Render the material again word for word, skipping the pictures in it.

═══ Stored data ═══

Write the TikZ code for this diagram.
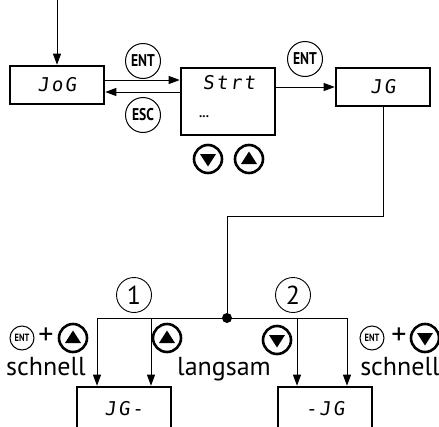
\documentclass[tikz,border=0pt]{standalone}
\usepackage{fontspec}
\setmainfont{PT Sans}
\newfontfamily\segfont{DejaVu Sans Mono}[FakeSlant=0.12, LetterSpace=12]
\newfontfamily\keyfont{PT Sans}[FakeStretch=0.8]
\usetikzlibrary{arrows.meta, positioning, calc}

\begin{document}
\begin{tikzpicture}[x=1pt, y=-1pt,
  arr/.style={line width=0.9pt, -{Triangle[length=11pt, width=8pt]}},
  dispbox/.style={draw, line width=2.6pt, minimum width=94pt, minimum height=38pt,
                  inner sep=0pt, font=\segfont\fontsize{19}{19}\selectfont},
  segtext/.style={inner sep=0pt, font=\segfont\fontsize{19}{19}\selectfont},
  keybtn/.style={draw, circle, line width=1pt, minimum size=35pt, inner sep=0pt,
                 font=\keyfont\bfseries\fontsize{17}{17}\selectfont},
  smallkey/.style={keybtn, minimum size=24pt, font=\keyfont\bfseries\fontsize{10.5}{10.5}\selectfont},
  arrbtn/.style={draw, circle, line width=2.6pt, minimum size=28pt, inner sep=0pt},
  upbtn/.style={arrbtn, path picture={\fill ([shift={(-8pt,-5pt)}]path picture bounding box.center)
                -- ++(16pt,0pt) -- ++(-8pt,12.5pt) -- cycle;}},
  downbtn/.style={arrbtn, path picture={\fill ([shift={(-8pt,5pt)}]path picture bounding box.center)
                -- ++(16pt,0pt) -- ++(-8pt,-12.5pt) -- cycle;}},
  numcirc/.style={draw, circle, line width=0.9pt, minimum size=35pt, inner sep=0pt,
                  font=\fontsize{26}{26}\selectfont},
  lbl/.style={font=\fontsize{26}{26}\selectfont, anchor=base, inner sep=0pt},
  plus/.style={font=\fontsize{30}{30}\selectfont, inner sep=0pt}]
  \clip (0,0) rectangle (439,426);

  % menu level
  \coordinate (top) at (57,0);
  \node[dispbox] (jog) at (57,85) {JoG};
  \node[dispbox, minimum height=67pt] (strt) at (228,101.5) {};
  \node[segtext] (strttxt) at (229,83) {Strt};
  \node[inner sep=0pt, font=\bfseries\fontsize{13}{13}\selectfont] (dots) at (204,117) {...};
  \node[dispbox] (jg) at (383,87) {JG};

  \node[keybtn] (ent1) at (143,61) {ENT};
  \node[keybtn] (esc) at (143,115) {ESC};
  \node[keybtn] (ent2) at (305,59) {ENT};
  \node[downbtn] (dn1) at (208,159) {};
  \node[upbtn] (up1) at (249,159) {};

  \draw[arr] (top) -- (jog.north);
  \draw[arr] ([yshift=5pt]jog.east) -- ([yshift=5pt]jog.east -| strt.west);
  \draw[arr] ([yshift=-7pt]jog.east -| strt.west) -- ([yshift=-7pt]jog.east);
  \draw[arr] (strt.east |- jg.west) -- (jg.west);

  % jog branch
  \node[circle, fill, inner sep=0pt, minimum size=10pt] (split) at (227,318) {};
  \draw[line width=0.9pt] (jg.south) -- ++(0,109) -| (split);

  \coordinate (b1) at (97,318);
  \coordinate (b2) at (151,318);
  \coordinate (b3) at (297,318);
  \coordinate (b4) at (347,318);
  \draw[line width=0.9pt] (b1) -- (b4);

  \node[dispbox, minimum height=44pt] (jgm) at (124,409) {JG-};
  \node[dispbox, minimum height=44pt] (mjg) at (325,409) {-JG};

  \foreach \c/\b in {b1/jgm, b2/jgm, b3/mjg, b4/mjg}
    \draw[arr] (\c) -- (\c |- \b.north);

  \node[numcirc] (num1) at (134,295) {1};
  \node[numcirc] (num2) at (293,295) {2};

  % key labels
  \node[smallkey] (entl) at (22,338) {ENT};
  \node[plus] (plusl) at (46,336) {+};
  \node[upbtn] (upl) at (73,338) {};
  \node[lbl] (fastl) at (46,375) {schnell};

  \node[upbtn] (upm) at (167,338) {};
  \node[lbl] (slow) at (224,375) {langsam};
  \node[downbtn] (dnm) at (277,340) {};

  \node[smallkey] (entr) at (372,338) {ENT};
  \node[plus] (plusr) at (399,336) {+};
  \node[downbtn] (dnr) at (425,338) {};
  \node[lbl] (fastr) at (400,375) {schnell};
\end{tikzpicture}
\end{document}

═══

Response »
Write the TikZ code for this diagram.
\documentclass[tikz,border=0pt]{standalone}
\usepackage{fontspec}
\setmainfont{PT Sans}
\newfontfamily\segfont{DejaVu Sans Mono}[FakeSlant=0.12, LetterSpace=12]
\newfontfamily\keyfont{PT Sans}[FakeStretch=0.8]
\usetikzlibrary{arrows.meta, positioning, calc}

\begin{document}
\begin{tikzpicture}[x=1pt, y=-1pt,
  arr/.style={line width=0.9pt, -{Triangle[length=11pt, width=8pt]}},
  dispbox/.style={draw, line width=2.6pt, minimum width=94pt, minimum height=38pt,
                  inner sep=0pt, font=\segfont\fontsize{19}{19}\selectfont},
  segtext/.style={inner sep=0pt, font=\segfont\fontsize{19}{19}\selectfont},
  keybtn/.style={draw, circle, line width=1pt, minimum size=35pt, inner sep=0pt,
                 font=\keyfont\bfseries\fontsize{17}{17}\selectfont},
  smallkey/.style={keybtn, minimum size=24pt, font=\keyfont\bfseries\fontsize{10.5}{10.5}\selectfont},
  arrbtn/.style={draw, circle, line width=2.6pt, minimum size=28pt, inner sep=0pt},
  upbtn/.style={arrbtn, path picture={\fill ([shift={(-8pt,-5pt)}]path picture bounding box.center)
                -- ++(16pt,0pt) -- ++(-8pt,12.5pt) -- cycle;}},
  downbtn/.style={arrbtn, path picture={\fill ([shift={(-8pt,5pt)}]path picture bounding box.center)
                -- ++(16pt,0pt) -- ++(-8pt,-12.5pt) -- cycle;}},
  numcirc/.style={draw, circle, line width=0.9pt, minimum size=35pt, inner sep=0pt,
                  font=\fontsize{26}{26}\selectfont},
  lbl/.style={font=\fontsize{26}{26}\selectfont, anchor=base, inner sep=0pt},
  plus/.style={font=\fontsize{30}{30}\selectfont, inner sep=0pt}]
  \clip (0,0) rectangle (439,426);

  % menu level
  \coordinate (top) at (57,0);
  \node[dispbox] (jog) at (57,85) {JoG};
  \node[dispbox, minimum height=67pt] (strt) at (228,101.5) {};
  \node[segtext] (strttxt) at (229,83) {Strt};
  \node[inner sep=0pt, font=\bfseries\fontsize{13}{13}\selectfont] (dots) at (204,117) {...};
  \node[dispbox] (jg) at (383,87) {JG};

  \node[keybtn] (ent1) at (143,61) {ENT};
  \node[keybtn] (esc) at (143,115) {ESC};
  \node[keybtn] (ent2) at (305,59) {ENT};
  \node[downbtn] (dn1) at (208,159) {};
  \node[upbtn] (up1) at (249,159) {};

  \draw[arr] (top) -- (jog.north);
  \draw[arr] ([yshift=5pt]jog.east) -- ([yshift=5pt]jog.east -| strt.west);
  \draw[arr] ([yshift=-7pt]jog.east -| strt.west) -- ([yshift=-7pt]jog.east);
  \draw[arr] (strt.east |- jg.west) -- (jg.west);

  % jog branch
  \node[circle, fill, inner sep=0pt, minimum size=10pt] (split) at (227,318) {};
  \draw[line width=0.9pt] (jg.south) -- ++(0,109) -| (split);

  \coordinate (b1) at (97,318);
  \coordinate (b2) at (151,318);
  \coordinate (b3) at (297,318);
  \coordinate (b4) at (347,318);
  \draw[line width=0.9pt] (b1) -- (b4);

  \node[dispbox, minimum height=44pt] (jgm) at (124,409) {JG-};
  \node[dispbox, minimum height=44pt] (mjg) at (325,409) {-JG};

  \foreach \c/\b in {b1/jgm, b2/jgm, b3/mjg, b4/mjg}
    \draw[arr] (\c) -- (\c |- \b.north);

  \node[numcirc] (num1) at (134,295) {1};
  \node[numcirc] (num2) at (293,295) {2};

  % key labels
  \node[smallkey] (entl) at (22,338) {ENT};
  \node[plus] (plusl) at (46,336) {+};
  \node[upbtn] (upl) at (73,338) {};
  \node[lbl] (fastl) at (46,375) {schnell};

  \node[upbtn] (upm) at (167,338) {};
  \node[lbl] (slow) at (224,375) {langsam};
  \node[downbtn] (dnm) at (277,340) {};

  \node[smallkey] (entr) at (372,338) {ENT};
  \node[plus] (plusr) at (399,336) {+};
  \node[downbtn] (dnr) at (425,338) {};
  \node[lbl] (fastr) at (400,375) {schnell};
\end{tikzpicture}
\end{document}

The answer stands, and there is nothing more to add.